Is it an accurate assumption that the poets who appear in your prose are also simultaneously reflected in your poetry? Do you feel that kind of correspondence? How would you describe your critical approach?
Eliot has this lovely, haughty yet frigid term—a practitioner. He speaks of writing the criticism of the practitioner. I would say that's what I do. Nevertheless, a practitioner is a reader when he or she sits down. On the whole the poets who appear in my prose, aside from ones occasionally reviewed, are people who are part of my memory. The only way I can write with any conviction is out of love. Not necessarily from my long immersion in the poet, but the poet's long immersion in me. I suppose my criticism is some form of autobiography. It's a communing with a previously excited self and when I write those essays it's a resuscitation of what has been already settled. Now it can be tossed about and talked about.
How would you describe your feelings toward what you accomplished in Preoccupations and compare that to what you did in your new collection, The Government of the Tongue?

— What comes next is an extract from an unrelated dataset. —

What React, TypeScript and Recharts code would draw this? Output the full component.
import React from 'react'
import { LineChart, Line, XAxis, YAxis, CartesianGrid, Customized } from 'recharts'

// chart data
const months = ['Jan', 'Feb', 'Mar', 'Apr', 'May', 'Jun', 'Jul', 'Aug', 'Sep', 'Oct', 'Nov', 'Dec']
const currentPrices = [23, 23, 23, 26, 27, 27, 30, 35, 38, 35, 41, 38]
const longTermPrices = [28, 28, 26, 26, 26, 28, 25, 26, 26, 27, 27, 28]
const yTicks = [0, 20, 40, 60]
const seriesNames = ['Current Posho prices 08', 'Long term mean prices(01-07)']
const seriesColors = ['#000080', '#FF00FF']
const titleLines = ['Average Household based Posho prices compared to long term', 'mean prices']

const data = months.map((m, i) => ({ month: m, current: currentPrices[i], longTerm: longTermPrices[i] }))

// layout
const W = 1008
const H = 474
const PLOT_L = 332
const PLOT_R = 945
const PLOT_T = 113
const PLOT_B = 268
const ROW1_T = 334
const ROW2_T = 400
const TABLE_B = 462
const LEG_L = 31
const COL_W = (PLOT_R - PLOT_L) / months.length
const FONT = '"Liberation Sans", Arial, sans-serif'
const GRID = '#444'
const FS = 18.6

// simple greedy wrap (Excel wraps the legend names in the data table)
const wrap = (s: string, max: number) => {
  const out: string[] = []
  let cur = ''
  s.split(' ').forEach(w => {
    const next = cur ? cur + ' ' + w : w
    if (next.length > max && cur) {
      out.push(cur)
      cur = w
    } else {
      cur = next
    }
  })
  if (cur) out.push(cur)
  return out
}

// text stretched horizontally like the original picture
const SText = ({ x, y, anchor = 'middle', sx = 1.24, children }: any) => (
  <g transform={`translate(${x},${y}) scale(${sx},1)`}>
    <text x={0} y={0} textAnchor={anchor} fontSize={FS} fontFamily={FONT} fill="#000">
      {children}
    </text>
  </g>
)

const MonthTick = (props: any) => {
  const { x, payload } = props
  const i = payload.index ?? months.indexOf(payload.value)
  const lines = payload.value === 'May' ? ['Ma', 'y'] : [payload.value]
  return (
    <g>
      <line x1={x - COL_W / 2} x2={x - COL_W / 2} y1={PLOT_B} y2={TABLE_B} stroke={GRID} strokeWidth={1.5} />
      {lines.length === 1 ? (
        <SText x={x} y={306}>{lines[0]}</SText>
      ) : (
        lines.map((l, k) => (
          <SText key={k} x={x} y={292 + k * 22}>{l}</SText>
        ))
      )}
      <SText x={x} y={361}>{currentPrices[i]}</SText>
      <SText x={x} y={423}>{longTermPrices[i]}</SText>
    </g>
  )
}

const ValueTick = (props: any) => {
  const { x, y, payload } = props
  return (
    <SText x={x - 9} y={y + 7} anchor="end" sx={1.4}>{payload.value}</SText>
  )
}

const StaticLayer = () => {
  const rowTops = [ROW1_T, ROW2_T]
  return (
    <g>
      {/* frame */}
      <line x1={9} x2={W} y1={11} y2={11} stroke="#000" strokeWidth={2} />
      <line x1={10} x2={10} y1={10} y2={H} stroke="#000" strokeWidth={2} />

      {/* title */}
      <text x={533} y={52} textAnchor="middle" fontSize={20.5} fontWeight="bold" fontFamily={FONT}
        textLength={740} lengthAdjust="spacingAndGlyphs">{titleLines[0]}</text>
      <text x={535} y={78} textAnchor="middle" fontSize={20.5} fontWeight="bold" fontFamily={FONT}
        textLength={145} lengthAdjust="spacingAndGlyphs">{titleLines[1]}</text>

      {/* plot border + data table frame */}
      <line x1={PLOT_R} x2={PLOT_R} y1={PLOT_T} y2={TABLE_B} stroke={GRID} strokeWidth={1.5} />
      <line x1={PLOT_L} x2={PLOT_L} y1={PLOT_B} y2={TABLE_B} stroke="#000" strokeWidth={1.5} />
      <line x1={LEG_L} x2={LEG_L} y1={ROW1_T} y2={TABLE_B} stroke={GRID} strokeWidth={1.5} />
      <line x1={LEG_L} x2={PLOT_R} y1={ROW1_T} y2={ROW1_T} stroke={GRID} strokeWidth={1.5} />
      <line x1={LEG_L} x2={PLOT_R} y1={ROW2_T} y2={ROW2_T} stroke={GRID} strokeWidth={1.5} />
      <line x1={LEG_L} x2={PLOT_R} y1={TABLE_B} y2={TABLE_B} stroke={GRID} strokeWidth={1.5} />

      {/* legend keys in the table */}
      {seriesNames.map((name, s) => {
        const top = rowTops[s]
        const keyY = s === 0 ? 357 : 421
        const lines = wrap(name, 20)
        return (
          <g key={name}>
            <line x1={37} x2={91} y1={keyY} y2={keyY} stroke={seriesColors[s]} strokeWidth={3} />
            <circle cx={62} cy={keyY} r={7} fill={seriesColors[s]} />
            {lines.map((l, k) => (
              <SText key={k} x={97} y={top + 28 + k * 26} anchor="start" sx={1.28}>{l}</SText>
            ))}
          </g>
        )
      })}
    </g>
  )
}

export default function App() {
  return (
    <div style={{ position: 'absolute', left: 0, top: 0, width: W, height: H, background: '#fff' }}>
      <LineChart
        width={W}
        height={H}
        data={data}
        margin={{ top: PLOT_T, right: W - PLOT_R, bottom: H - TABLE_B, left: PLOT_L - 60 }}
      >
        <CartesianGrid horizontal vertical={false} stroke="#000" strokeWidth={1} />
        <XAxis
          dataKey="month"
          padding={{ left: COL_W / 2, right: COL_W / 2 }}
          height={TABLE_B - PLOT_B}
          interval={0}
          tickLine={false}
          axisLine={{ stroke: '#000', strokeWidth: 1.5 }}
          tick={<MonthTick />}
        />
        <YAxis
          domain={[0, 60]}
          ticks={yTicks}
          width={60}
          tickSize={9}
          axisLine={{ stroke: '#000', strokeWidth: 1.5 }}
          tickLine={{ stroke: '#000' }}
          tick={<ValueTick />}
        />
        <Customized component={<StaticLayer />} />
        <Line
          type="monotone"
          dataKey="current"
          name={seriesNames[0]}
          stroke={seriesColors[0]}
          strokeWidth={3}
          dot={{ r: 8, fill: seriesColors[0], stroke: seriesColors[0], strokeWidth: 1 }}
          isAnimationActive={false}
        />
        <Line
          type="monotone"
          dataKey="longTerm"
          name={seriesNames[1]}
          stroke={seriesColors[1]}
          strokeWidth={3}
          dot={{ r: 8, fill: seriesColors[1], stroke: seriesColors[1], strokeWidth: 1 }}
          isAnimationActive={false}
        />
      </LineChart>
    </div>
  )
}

In Preoccupations I think I was spinning off that entrancement I mentioned earlier as the first stage of writing. Those essays are fundamentally the orchestration of my own surprise that I had begun to write. Like a long exclamation mark. But Government of the Tongue is not about the writing process. In Preoccupations I looked at Wordsworth or Hopkins … The way poems come about, the inner geologies, the underlying artesian energy that gets tapped in the poem. The Government of the Tongue is much more about the achieved work. In general, the pieces are about the responsibilities that come with delighted utterance. I think that all of the writers discussed there have conducted themselves well.
What do you mean by "conducted themselves well"?
They were writers who were forced into self-consciousness about what they were doing. And they proceeded, artistically, to deal with that self-consciousness. In some cases—in the case of Auden for example—they allowed the ethical questioner in themselves to slightly dumbfound the lyrical and self-conscious poet. In other cases, as in the case of Robert Lowell, the ethical questioner is overborne by the efforntery of the lyric poet. Mandelstam, again, writes some politically hot couplets and then stops and suffers the consequences forever. But he proceeds to overbear the conditions by lyric utterance. In Mandelstam, lyric utterance becomes radical witness. He speaks of breathing freely. So lyric poetry is his means of resistance. It isn't the language of protest; it is an authentic existential act, a pitting of breath and being against many coercions.
You've written on Plath and Lowell and you mention Frost; are there any other American poets that interest you? These could be either contemporary or modern poets.
As I said, I tend to write about people that have become part of my memory. And my memory was formed before I arrived in the U.S. But if I were going through a complete memory list I would have to add John Crowe Ransom. He is deeply laid down. His is a less ambitious but nonetheless a well-perfected achievement.
What about Wallace Stevens?
Wallace Stevens I am helplessly in awe of but my response is as helpless as it is awed. When I open the door into that great cloudscape of language, I am transported joyfully. And I have got to a stage of reading Stevens where—to mix the metaphor—I can feel the bone under the cloud. I love his oil-on-water, brilliant phantasmagoria. And there is deep mind-current under the water, and a kind of water-muscle mind at work, but I find it difficult to hold that in my own reader's mind. I find it difficult to see a Stevensian gestalt in the way that I can see Frost as a whole. I can see Frost defined against a sky or landscape. Somehow with Stevens, I cannot see the poetry defined. It is conterminous with the horizon. That says a lot for him but it also means he is difficult to think about.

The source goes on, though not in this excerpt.